Günsel Deniz : Erdogan et son gouvernement n’ont certainement pas pu gérer la crise humanitaire déclenchée par le tremblement de terre. Il a fini par l’admettre dans un discours prononcé à Adıyaman (Adiyaman est l’une des villes conservatrices touchées par les tremblements de terre).

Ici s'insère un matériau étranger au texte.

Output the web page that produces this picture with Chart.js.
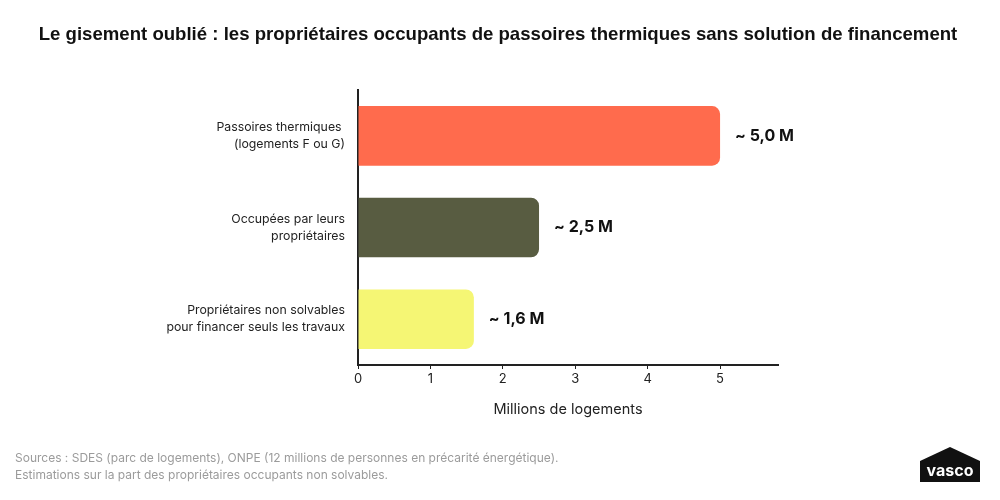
<!DOCTYPE html>
<html>
<head>
<meta charset="utf-8">
<script src="https://cdn.jsdelivr.net/npm/chart.js@4"></script>
<style>
  html, body { margin: 0; padding: 0; background: #fff; }
  #wrap { width: 1000px; height: 500px; }
</style>
</head>
<body>
<div id="wrap"><canvas id="chart" width="1000" height="500"></canvas></div>
<script>
// data
var categories = [
	["Passoires thermiques ", "(logements F ou G)"],
	["Occupées par leurs", "propriétaires"],
	["Propriétaires non solvables", "pour financer seuls les travaux"]
];
var values = [5.0, 2.5, 1.6];
var valueLabels = ["~ 5,0 M", "~ 2,5 M", "~ 1,6 M"];
var barColors = ["#FF6B4D", "#585C41", "#F5F674"];
var xTicks = [0, 1, 2, 3, 4, 5];
var titleText = "Le gisement oublié : les propriétaires occupants de passoires thermiques sans solution de financement";
var xTitle = "Millions de logements";
var sourceLines = [
	"Sources : SDES (parc de logements), ONPE (12 millions de personnes en précarité énergétique).",
	"Estimations sur la part des propriétaires occupants non solvables."
];

// title, value labels next to each bar, footer and logo
var extras = {
	id : "extras",
	afterDatasetsDraw : function(chart) {
		var ctx = chart.ctx;
		var meta = chart.getDatasetMeta(0);
		ctx.save();
		ctx.fillStyle = "#111";
		ctx.font = "bold 16px Inter";
		ctx.textAlign = "left";
		ctx.textBaseline = "middle";
		meta.data.forEach(function(bar, i) {
			ctx.fillText(valueLabels[i], bar.x + 15, bar.y);
		});
		ctx.restore();
	},
	afterDraw : function(chart) {
		var ctx = chart.ctx;
		ctx.save();
		ctx.fillStyle = "#111";
		ctx.font = "bold 18.6px 'Liberation Sans'";
		ctx.textAlign = "center";
		ctx.textBaseline = "middle";
		ctx.fillText(titleText, 498, 35);

		ctx.fillStyle = "#9b9b9b";
		ctx.font = "12px Inter";
		ctx.textAlign = "left";
		ctx.fillText(sourceLines[0], 15, 458);
		ctx.fillText(sourceLines[1], 15, 475);

		// vasco logo
		ctx.fillStyle = "#111";
		ctx.beginPath();
		ctx.moveTo(920, 461);
		ctx.lineTo(950, 447);
		ctx.lineTo(980, 461);
		ctx.lineTo(980, 482);
		ctx.lineTo(920, 482);
		ctx.closePath();
		ctx.fill();
		ctx.fillStyle = "#fff";
		ctx.font = "bold 16px Inter";
		ctx.textAlign = "center";
		ctx.fillText("vasco", 950, 471);
		ctx.restore();
	}
};

var ctx = document.getElementById("chart");

var chart = new Chart(ctx, {
	type : "bar",
	data : {
		labels : categories,
		datasets : [{
			data : values,
			backgroundColor : barColors,
			borderRadius : 8,
			borderSkipped : "start",
			barPercentage : 0.65,
			categoryPercentage : 1
		}]
	},
	options : {
		indexAxis : "y",
		responsive : false,
		animation : false,
		devicePixelRatio : 1,
		layout : {
			padding : { left : 0, right : 222, top : 90, bottom : 82 }
		},
		plugins : {
			legend : { display : false },
			tooltip : { enabled : false },
			title : { display : false }
		},
		scales : {
			x : {
				min : 0,
				max : 5.8,
				afterBuildTicks : function(scale) {
					scale.ticks = xTicks.map(function(v) { return { value : v }; });
				},
				grid : {
					display : true,
					drawOnChartArea : false,
					drawTicks : true,
					tickLength : 4,
					color : "#222"
				},
				border : { display : true, color : "#222", width : 2 },
				ticks : {
					color : "#222",
					padding : 2,
					font : { family : "Inter", size : 13 }
				},
				title : {
					display : true,
					text : xTitle,
					color : "#222",
					font : { family : "Inter", size : 14.5 },
					padding : { top : 12, bottom : 0 }
				}
			},
			y : {
				afterFit : function(scale) { scale.width = 358; },
				grid : { display : false },
				border : { display : true, color : "#222", width : 2 },
				ticks : {
					color : "#222",
					padding : 5,
					font : { family : "Inter", size : 12.3, lineHeight : 1.4 }
				}
			}
		}
	},
	plugins : [extras]
});
</script>
</body>
</html>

En tant que personne dont la famille a été touchée par le séisme, je sais ce qu’il en est de ma propre expérience dans le champ de ruines. Pendant 10 jours, nous n’avons reçu aucune aide de la municipalité métropolitaine gagnée par l’AKP, ni de l’État lui-même, alors que nous attendions que nos proches soient sortis des décombres. Bien que notre immeuble détruit soit situé à proximité de la maison du maire de la ville, nous n’avons même pas reçu de visite. Nous avons allumé un feu dans la rue avec nos propres moyens pendant 10 jours et avons continué à attendre malgré les températures de -4 ou -5 degrés celsius. Nous n’avons reçu aucune aide, pas même une simple tente pour dormir ni d’aide alimentaire. Nous avons dormi dans des voitures et avons été fournis en eau et nourriture apportées par nos amis et notre famille, dans la rue pendant dix jours.

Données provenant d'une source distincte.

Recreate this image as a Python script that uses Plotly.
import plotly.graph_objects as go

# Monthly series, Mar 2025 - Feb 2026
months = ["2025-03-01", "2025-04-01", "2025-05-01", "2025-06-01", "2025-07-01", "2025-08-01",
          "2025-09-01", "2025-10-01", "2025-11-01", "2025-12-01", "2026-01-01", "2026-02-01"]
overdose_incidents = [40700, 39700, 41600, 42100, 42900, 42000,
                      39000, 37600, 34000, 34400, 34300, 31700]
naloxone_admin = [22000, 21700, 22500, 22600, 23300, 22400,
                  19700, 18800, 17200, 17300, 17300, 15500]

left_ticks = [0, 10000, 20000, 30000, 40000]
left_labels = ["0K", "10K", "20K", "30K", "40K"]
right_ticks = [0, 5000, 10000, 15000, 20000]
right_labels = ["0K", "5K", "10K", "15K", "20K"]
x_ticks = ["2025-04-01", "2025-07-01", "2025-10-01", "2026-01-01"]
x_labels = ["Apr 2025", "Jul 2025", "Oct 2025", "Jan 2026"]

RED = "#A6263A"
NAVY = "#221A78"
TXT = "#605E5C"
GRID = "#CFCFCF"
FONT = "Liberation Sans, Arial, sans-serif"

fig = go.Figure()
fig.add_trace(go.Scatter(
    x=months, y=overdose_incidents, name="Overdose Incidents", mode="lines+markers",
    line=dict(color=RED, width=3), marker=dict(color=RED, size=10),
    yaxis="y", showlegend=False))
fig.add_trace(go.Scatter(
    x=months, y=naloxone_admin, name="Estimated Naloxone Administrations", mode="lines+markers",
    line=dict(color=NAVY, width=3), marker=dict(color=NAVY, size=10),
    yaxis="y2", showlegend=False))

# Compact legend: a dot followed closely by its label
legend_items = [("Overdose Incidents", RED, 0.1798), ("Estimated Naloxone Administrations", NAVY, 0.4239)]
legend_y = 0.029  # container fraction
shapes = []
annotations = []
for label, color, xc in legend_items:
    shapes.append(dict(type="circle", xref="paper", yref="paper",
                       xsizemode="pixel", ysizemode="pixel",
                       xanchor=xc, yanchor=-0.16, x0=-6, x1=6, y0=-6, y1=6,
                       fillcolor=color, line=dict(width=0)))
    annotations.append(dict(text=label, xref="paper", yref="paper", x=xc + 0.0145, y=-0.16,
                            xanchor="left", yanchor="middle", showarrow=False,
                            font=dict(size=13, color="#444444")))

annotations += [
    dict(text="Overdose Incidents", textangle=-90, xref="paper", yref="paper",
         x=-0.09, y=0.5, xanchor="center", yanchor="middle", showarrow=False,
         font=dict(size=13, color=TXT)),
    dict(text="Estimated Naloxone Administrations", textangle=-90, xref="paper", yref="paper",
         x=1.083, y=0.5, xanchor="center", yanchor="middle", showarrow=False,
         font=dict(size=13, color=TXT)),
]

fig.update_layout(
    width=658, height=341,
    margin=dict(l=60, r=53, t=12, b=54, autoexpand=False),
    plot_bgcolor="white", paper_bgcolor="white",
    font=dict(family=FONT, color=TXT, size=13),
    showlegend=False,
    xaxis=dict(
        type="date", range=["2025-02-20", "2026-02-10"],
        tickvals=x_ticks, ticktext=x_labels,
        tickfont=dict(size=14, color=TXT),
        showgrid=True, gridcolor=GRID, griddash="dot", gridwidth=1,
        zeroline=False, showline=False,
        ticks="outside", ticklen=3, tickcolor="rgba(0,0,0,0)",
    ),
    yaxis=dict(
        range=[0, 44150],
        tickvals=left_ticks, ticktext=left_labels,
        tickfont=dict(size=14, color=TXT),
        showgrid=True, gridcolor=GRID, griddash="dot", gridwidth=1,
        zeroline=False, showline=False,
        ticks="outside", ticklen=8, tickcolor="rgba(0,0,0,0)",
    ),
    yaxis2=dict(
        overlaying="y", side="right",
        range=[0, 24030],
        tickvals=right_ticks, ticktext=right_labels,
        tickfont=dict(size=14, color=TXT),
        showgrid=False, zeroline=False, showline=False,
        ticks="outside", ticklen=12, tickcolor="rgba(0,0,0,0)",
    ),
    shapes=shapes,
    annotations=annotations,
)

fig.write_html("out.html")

Mon oncle, mon cousin et ma tante sont restés sous les décombres pendant 10 jours et les équipes de recherche et de sauvetage n’avaient même pas les outils appropriés à leur disposition. Ils n’avaient ni appareils de contrôle audio, ni caméras de mesure de la température thermique, ils n’avaient rien, et au bout de dix jours, nous avons pris les cadavres de nos proches. Mon oncle et mon cousin n’avaient même pas une égratignure sur le visage, leur peau était blanche, ce qui signifie qu’ils ont trouvé un espace vital et se sont accrochés à la vie jusqu’à la dernière minute. Mais l’insuffisance des équipes de recherche et de sauvetage, le manque d’outils appropriés, les ont conduits à la mort.

Voici donc mon histoire et celle de ma famille à Gaziantep, une ville de 4 millions d’habitants, lorsque 25 bâtiments ont été détruits dans le centre-ville. Pensez aux villes et aux villages complètement détruits, à l’aide qui n’est pas arrivée et à l’impuissance de la population.